Newcastle Academic Track Fellowship Plans
Power systems are having to decarbonise at an unprecedented rate to meet carbon reduction targets. Achieving this requires huge increases in installed renewable generation, yet this dramatically increases power systems’ susceptibility to impacts of climate change because of the increasing frequency and severity of extreme weather events. The recent Lords inquiry on Critical national infrastructure and climate change shows the urgent need for evidence to support the UK National Resilience Strategy, while still meeting net-zero targets. However, the inability of current power system models to adequately capture the impacts of climate change, means that the fundamental knowledge and resources to address this critical issue are lacking. This puts at risk £Billions of infrastructure investment.
My research addresses this challenge by developing new modelling frameworks that integrate high-resolution meteorological data and risk modelling techniques into national-scale power system models. This research is only possible due to my unique multi-disciplinary skill set in climate, energy and risk modelling, and extensive network of energy stakeholders (including system operators, energy companies, and wind energy developers). This work will yield a step-change in our ability to use climate data to inform net-zero adaptation strategies. The research programme will:
See the links below for some related projects, and papers. I am always keen to talk to people doing work in this area so please do get in touch if anything below is of interest!

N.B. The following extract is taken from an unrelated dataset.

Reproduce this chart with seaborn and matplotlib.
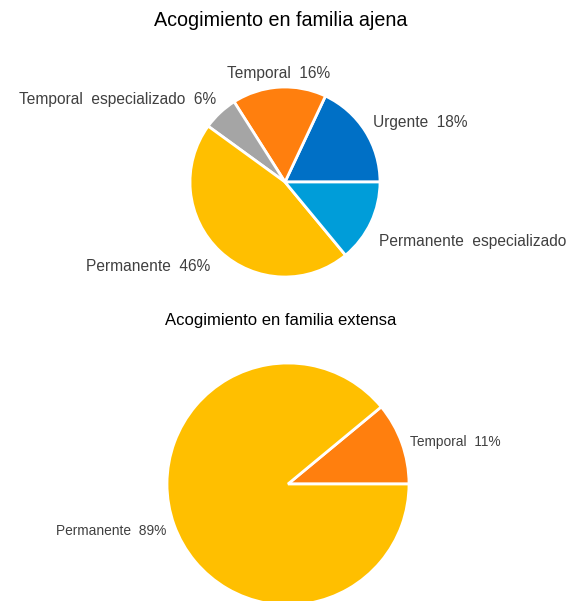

Bringing Uncertainty Quantification and Sensitivity Analysis in Modelling for Resilience
With Fransecsca Pianosi (PI) Gemma Coxon (Co-I) Hannah Bloomfield (Co-I) Saskia Salwey (Named Researcher)
This project will set the foundations for including uncertainty quantification and sensitivity analysis (UQ&SA) functionalities within the DAFNI platform. To achieve this goal, we will:
- Develop two pilot applications (in the form of DAFNI Workflows) to demonstrate how UQ&SA can be performed within DAFNI and the benefits of doing so.
- Engage with the DAFNI users community, and particularly early-career researchers, to provide training and discussion opportunities on how and why doing UQ&SA.
- Develop a set of recommendation for the DAFNI team on how to further expand the platform to make UQ&SA more accessible and relevant for users.
Modelling demand and renewable generation over India
With Kieran Hunt (University of Reading) and Emma Friend (University of Readinf) Isa Djikstra (University of Reading)
Two MSc projects have been completed allowing us to:
- Create open datasets and models for demand wind and solar power using the ERA5 reanalysis.
- Explore the spatial and temporal complementarity of wind and solar power over India.
- Identify the meteorological drivers of extreme energy events (i.e., renewable energy droughts) over India
- Understand the state of large-scale modes of climate variability (e.g. the MJO and BSISO) during renewable energy droughts.
Papers related to this work are currently in review (see publications section). In the future we would like to extend these existing tools to:
Please get in touch if you're interested in pursuing this topic as a PhD project.
Reasonable worst case stress-test scenarios for the UK energy sector in the context of the changing climate
A project in collaboration with the UK Climate Change Committee.
The UK has committed to reaching net-zero emissions by 2050 and decarbonising the electricity system by 2035. This will require a rapid transition of the electricity system to one with lower reliance on fossil fuels and greater weather-dependent renewable generation (such as wind and solar power). This increased weather dependence adds a new set of challenges for balancing supply and demand due to the inherent variability of weather, increasing the need for investment in storage and flexible technologies.
The impacts of climate variability and climate change on the UK energy system is a topic of current academic interest. Both in terms of security of supply risks from system level challenges (e.g., energy shortfall events, where existing generation is insufficient to meet demand) or from infrastructure challenges (e.g., extreme weather impacting the operability of energy system components).
Newcastle University and other academic institutions are undertaking a large programme of work relating to energy sector impacts using the UK Climate projections data (UKCP18). This is a suite of state-of-the-art climate model projections available at 12km spatial resolution over Europe, and 2.2km resolution over the UK. Simulations are available from 1980-2080 often at hourly resolution. Climate data of this high spatial and temporal resolution is critical for the accurate quantification of hazards of relevance to the energy sector.
This project extends the existing work on single hazards, to highlight risks from potential compounding events (e.g., short periods of high demand combined with low wind power generation, or particular weather patterns extending over a very large area of Europe) or sequences of weather (such as several storms happening in quick succession or hot, dry weather followed by a burst of very heavy rain). At longer timescales these types of compound events could be years with low renewable energy production relative to demand, or as successive years with low production.
The work will consider how climate change is altering key weather hazards. Reasonable worst case weather events for the UK energy system, under current and future climate conditions will be presented. From these scenarios demand, wind power, and solar photovoltaic generation timeseries are developed which could be used as inputs to power system models to assess their wider grid impacts.
Although this project is designed with a UK focus it could be directly applicable to other countries wanting to design stress tests for rapidly decarbonising energy systems.